Ouvrage didactique à placer parmi les encyclopédies politiques, le Livre du Tresor de Brunetto Latini réunit un grand nombre de connaissances diverses, considérées comme des trésors spirituels, dans un but bien précis : la formation intellectuelle d’un podestat que l’on pourrait qualifier d’idéal. L’organisation de l’œuvre dans son ensemble reflète cet objectif et constitue en un sens l’une des originalités majeures du Tresor, tout comme l’est le titre choisi par le notaire florentin. Le titre même de l’ouvrage de Brunetto Latini n’est pas vraiment habituel dans la littérature didactique. En effet, en dehors du Trésor de sapience, le terme de « trésor » n’est pas le plus répandu dans les titres d’encyclopédies et d’ouvrages didactiques : on trouve bien plus souvent « miroir », « image », voire tout simplement « livre », sans doute la désignation la plus banale dans ce genre de littérature. En fait, le titre de Brunetto Latini est a priori la seconde occurrence du terme pour désigner un « ouvrage d’érudition, linguistique, encyclopédique », la première étant le Thezaur de Peire de Corbian. Le prologue du Tresor s’ouvre donc par cette glose relativement longue sur le terme même de « trésor » ; toutefois, l’analogie avec le trésor de biens précieux sert également à ordonner les connaissances, à les hiérarchiser et à organiser l’ouvrage selon un plan tripartite. De plus, en prolongement, elle nous renseigne aussi sur les intentions de l’auteur et sur la manière dont il pense son texte. Ce prologue se clôt par un développement sur le choix de la langue opéré par Brunetto Latini pour le Tresor. Brunetto Latini présente ensuite à son lecteur ce qu’est la philosophie et quelles sont ses divisions, en préalable à l’étude de la philosophie théorique, objet du premier livre. D’emblée, un constat s’impose : l’auteur progresse étape par étape, donnant à son lecteur des clés successives pour appréhender correctement les chapitres qui suivent, formant en fait son esprit à la compréhension dans une optique tout à fait didactique.
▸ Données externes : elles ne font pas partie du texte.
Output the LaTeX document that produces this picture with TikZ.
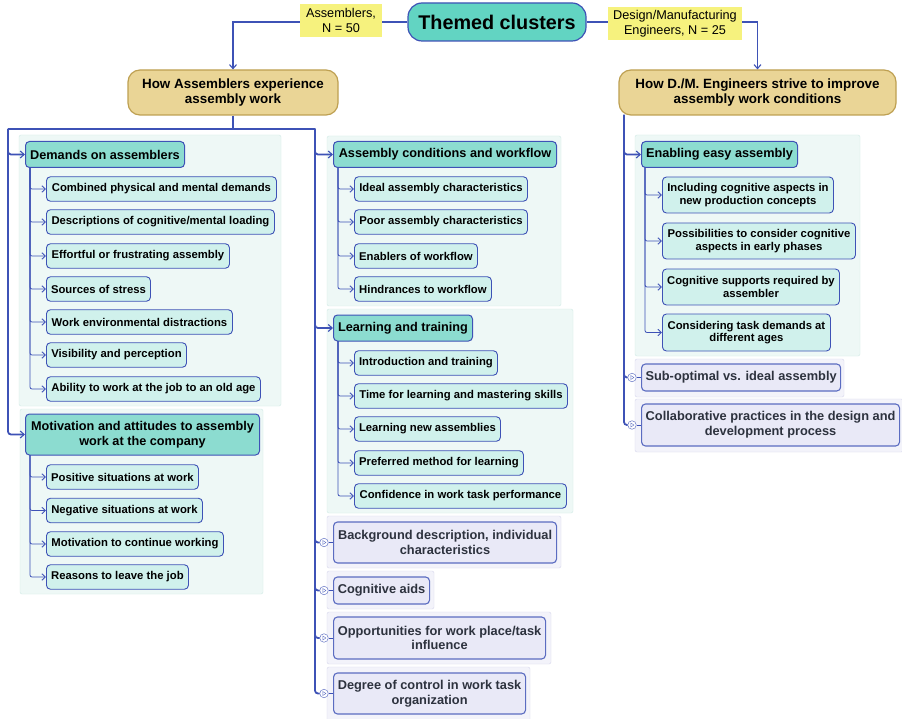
\documentclass[tikz,border=0pt]{standalone}
\usepackage{fontspec}
\setmainfont{Liberation Sans}
\usetikzlibrary{arrows.meta}
\definecolor{linec}{RGB}{62,82,182}
\definecolor{rootfill}{RGB}{98,212,194}
\definecolor{howfill}{RGB}{234,213,150}
\definecolor{howline}{RGB}{190,160,82}
\definecolor{catfill}{RGB}{140,220,208}
\definecolor{itemfill}{RGB}{208,241,236}
\definecolor{grpfill}{RGB}{238,248,246}
\definecolor{grpline}{RGB}{210,235,230}
\definecolor{lavfill}{RGB}{233,233,247}
\definecolor{lavgrp}{RGB}{243,243,250}
\definecolor{lavline}{RGB}{214,214,236}
\definecolor{lavtext}{RGB}{45,50,62}
\definecolor{tagfill}{RGB}{246,242,126}
\begin{document}
\begin{tikzpicture}[x=1pt,y=-1pt,
  root/.style={draw=linec,fill=rootfill,line width=1.2pt,rounded corners=14pt,minimum width=178,minimum height=38,font=\fontsize{19.8}{22}\selectfont\bfseries},
  howbox/.style={draw=howline,fill=howfill,line width=1.2pt,rounded corners=12pt,minimum height=45,align=center,font=\fontsize{13.4}{15.5}\selectfont\bfseries},
  tag/.style={fill=tagfill,minimum height=33,align=center,inner sep=2pt,font=\fontsize{12.7}{14.5}\selectfont},
  cat/.style={anchor=west,draw=linec,fill=catfill,line width=1pt,rounded corners=4pt,minimum height=26,inner xsep=4pt,align=center,font=\fontsize{12.7}{15}\selectfont\bfseries},
  item/.style={anchor=west,draw=linec,fill=itemfill,line width=0.9pt,rounded corners=4pt,minimum height=24.5,inner xsep=4pt,align=center,font=\fontsize{11.3}{12.6}\selectfont\bfseries},
  lav/.style={anchor=west,draw=linec!85,fill=lavfill,line width=1.1pt,rounded corners=4pt,minimum height=27,inner xsep=4pt,align=center,text=lavtext,font=\fontsize{12.8}{14.8}\selectfont\bfseries},
  grp/.style={fill=grpfill,draw=grpline,rounded corners=2pt},
  lavgrp/.style={fill=lavgrp,draw=lavline,rounded corners=2pt},
  foldmark/.style={circle,draw=linec!80,fill=white,line width=0.5pt,minimum size=8.5,inner sep=0pt,
    path picture={\draw[linec!80,line width=0.4pt] ([xshift=-1.2pt,yshift=2pt]path picture bounding box.center) -- ++(3.2pt,-2pt) -- ++(-3.2pt,-2pt) -- cycle;}},
  trunk/.style={draw=linec,line width=1.8pt,rounded corners=3pt},
  trunkarrow/.style={trunk,-{Straight Barb[length=4pt,width=7pt,line width=1.1pt]}},
  twig/.style={draw=linec,line width=0.8pt,rounded corners=2pt,-{Straight Barb[length=3.5pt,width=6.5pt,line width=0.9pt]}}]
\fill[white] (0,0) rectangle (902,719);
\useasboundingbox (0,0) rectangle (902,719);
\filldraw[grp] (19,135) rectangle (281,406);
\filldraw[grp] (20,409) rectangle (263,594);
\filldraw[grp] (327,136) rectangle (561,306);
\filldraw[grp] (327,309) rectangle (573,513);
\filldraw[lavgrp] (327,516) rectangle (561,568);
\filldraw[lavgrp] (327,571) rectangle (434,609);
\filldraw[lavgrp] (327,612) rectangle (551,664);
\filldraw[lavgrp] (327,667) rectangle (530,722);
\filldraw[grp] (635,135) rectangle (860,356);
\filldraw[lavgrp] (635,359) rectangle (844,397);
\filldraw[lavgrp] (635,399) rectangle (903,452);

\node[root] (root) at (497,22) {Themed clusters};
\node[howbox,minimum width=210] (howA) at (233,92.5) {How Assemblers experience\\assembly work};
\node[howbox,minimum width=277] (howE) at (757.5,92.5) {How D./M. Engineers strive to improve\\assembly work conditions};

\node[cat,minimum width=159] (dem) at (25,154.5) {Demands on assemblers};
\node[item,minimum width=230] (d1) at (46,189) {Combined physical and mental demands};
\node[item,minimum width=228] (d2) at (46,222) {Descriptions of cognitive/mental loading};
\node[item,minimum width=183] (d3) at (46,256) {Effortful or frustrating assembly};
\node[item,minimum width=104] (d4) at (46,289) {Sources of stress};
\node[item,minimum width=186] (d5) at (46,322) {Work environmental distractions};
\node[item,minimum width=140] (d6) at (46,355) {Visibility and perception};
\node[item,minimum width=214] (d7) at (46,389) {Ability to work at the job to an old age};

\node[cat,minimum width=234,minimum height=41] (mot) at (25,434.5) {Motivation and attitudes to assembly\\work at the company};
\node[item,minimum width=152] (m1) at (46,477) {Positive situations at work};
\node[item,minimum width=156] (m2) at (46,510.5) {Negative situations at work};
\node[item,minimum width=177] (m3) at (46,544) {Motivation to continue working};
\node[item,minimum width=142] (m4) at (46,577) {Reasons to leave the job};

\node[cat,minimum width=223] (acw) at (333,154.5) {Assembly conditions and workflow};
\node[item,minimum width=173] (a1) at (354,189) {Ideal assembly characteristics};
\node[item,minimum width=173] (a2) at (354,222) {Poor assembly characteristics};
\node[item,minimum width=123] (a3) at (354,256) {Enablers of workflow};
\node[item,minimum width=137] (a4) at (354,289) {Hindrances to workflow};

\node[cat,minimum width=139] (ltr) at (333,328) {Learning and training};
\node[item,minimum width=143] (l1) at (354,363) {Introduction and training};
\node[item,minimum width=213] (l2) at (354,396) {Time for learning and mastering skills};
\node[item,minimum width=146] (l3) at (354,429) {Learning new assemblies};
\node[item,minimum width=169] (l4) at (354,463) {Preferred method for learning};
\node[item,minimum width=212] (l5) at (354,496) {Confidence in work task performance};

\node[lav,minimum width=223,minimum height=41] (bgd) at (333,542.5) {Background description, individual\\characteristics};
\node[lav,minimum width=96] (cga) at (333,590.5) {Cognitive aids};
\node[lav,minimum width=212,minimum height=42] (opp) at (333,638) {Opportunities for work place/task\\influence};
\node[lav,minimum width=192,minimum height=41] (doc) at (333,693.5) {Degree of control in work task\\organization};

\node[cat,minimum width=156] (eea) at (641,154.5) {Enabling easy assembly};
\node[item,minimum width=171,minimum height=36] (e1) at (662,195) {Including cognitive aspects in\\new production concepts};
\node[item,minimum width=193,minimum height=36] (e2) at (662,241) {Possibilities to consider cognitive\\aspects in early phases};
\node[item,minimum width=177,minimum height=36] (e3) at (662,287) {Cognitive supports required by\\assembler};
\node[item,minimum width=168,minimum height=37] (e4) at (662,332.5) {Considering task demands at\\different ages};

\node[lav,minimum width=198] (sub) at (641,377.5) {Sub-optimal vs. ideal assembly};
\node[lav,minimum width=258,minimum height=42] (col) at (641,425) {Collaborative practices in the design and\\development process};

\node[foldmark] (fk1) at (324,542.5) {};
\node[foldmark] (fk2) at (324,590.5) {};
\node[foldmark] (fk3) at (324,638) {};
\node[foldmark] (fk4) at (324,693.5) {};
\node[foldmark] (fr1) at (632,377.5) {};
\node[foldmark] (fr2) at (632,425) {};

\coordinate (lsp) at (8,129);
\coordinate (msp) at (315,129);
\coordinate (rsp) at (624,115);
\coordinate (demS) at (30,167.5);
\coordinate (motS) at (30,455);
\coordinate (acwS) at (338,167.5);
\coordinate (ltrS) at (338,341);
\coordinate (eeaS) at (645,167.5);

\draw[trunkarrow,rounded corners=0pt] (root.west) -| (howA.north);
\draw[trunkarrow,rounded corners=0pt] (root.east) -| (howE.north);
\draw[trunk] (howA.south) -- (howA.south |- lsp);
\draw[trunk] (lsp) -- (msp);
\draw[trunkarrow] (lsp) |- (dem.west);
\draw[trunkarrow] (lsp) |- (mot.west);
\draw[trunkarrow] (msp) |- (acw.west);
\draw[trunkarrow] (msp) |- (ltr.west);
\draw[trunkarrow] (rsp) |- (eea.west);
\foreach \f/\b in {fk1/bgd,fk2/cga,fk3/opp,fk4/doc}{
  \draw[trunk] (msp) |- (\f.west);
  \draw[linec,line width=0.8pt] (\f.east) -- (\b.west);
}
\foreach \f/\b in {fr1/sub,fr2/col}{
  \draw[trunk] (rsp) |- (\f.west);
  \draw[linec,line width=0.8pt] (\f.east) -- (\b.west);
}
\foreach \c in {d1,d2,d3,d4,d5,d6,d7} \draw[twig] (demS) |- (\c.west);
\foreach \c in {m1,m2,m3,m4} \draw[twig] (motS) |- (\c.west);
\foreach \c in {a1,a2,a3,a4} \draw[twig] (acwS) |- (\c.west);
\foreach \c in {l1,l2,l3,l4,l5} \draw[twig] (ltrS) |- (\c.west);
\foreach \c in {e1,e2,e3,e4} \draw[twig] (eeaS) |- (\c.west);

\node[tag,minimum width=82] (tagA) at (341,20.5) {Assemblers,\\N = 50};
\node[tag,minimum width=134] (tagE) at (675,23.5) {Design/Manufacturing\\Engineers, N = 25};
\end{tikzpicture}
\end{document}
Après ce prologue et ces chapitres de définition que l’on pourrait qualifier de longue introduction, Brunetto Latini entre dans le vif de son propos et dans l’enseignement de la philosophie théorique. Le premier livre est organisé comme suit : l’auteur expose dans un premier temps quelques principes de théologie ; il poursuit ensuite avec une histoire universelle assez développée ; il développe après cela science physique et science mathématique, cette dernière réduite à l’astronomie ; musique, arithmétique et géométrie n’apparaissent pas : est-ce à cause de l’ignorance de Brunetto dans ces domaines ? Ou bien parce qu’il n’avait pas d’ouvrages lui permettant d’écrire sur ces matières ? On ne peut ici émettre que des hypothèses. La physique, quant à elle, se trouve exposée à travers la médecine, la géographie, le bestiaire. On trouve également cinq chapitres sur l’agriculture et l’art de bâtir des habitations, que l’on serait presque tenté de rattacher à la sphère économique, et donc à la pratique, plutôt qu’à la physique, et donc à la théorie.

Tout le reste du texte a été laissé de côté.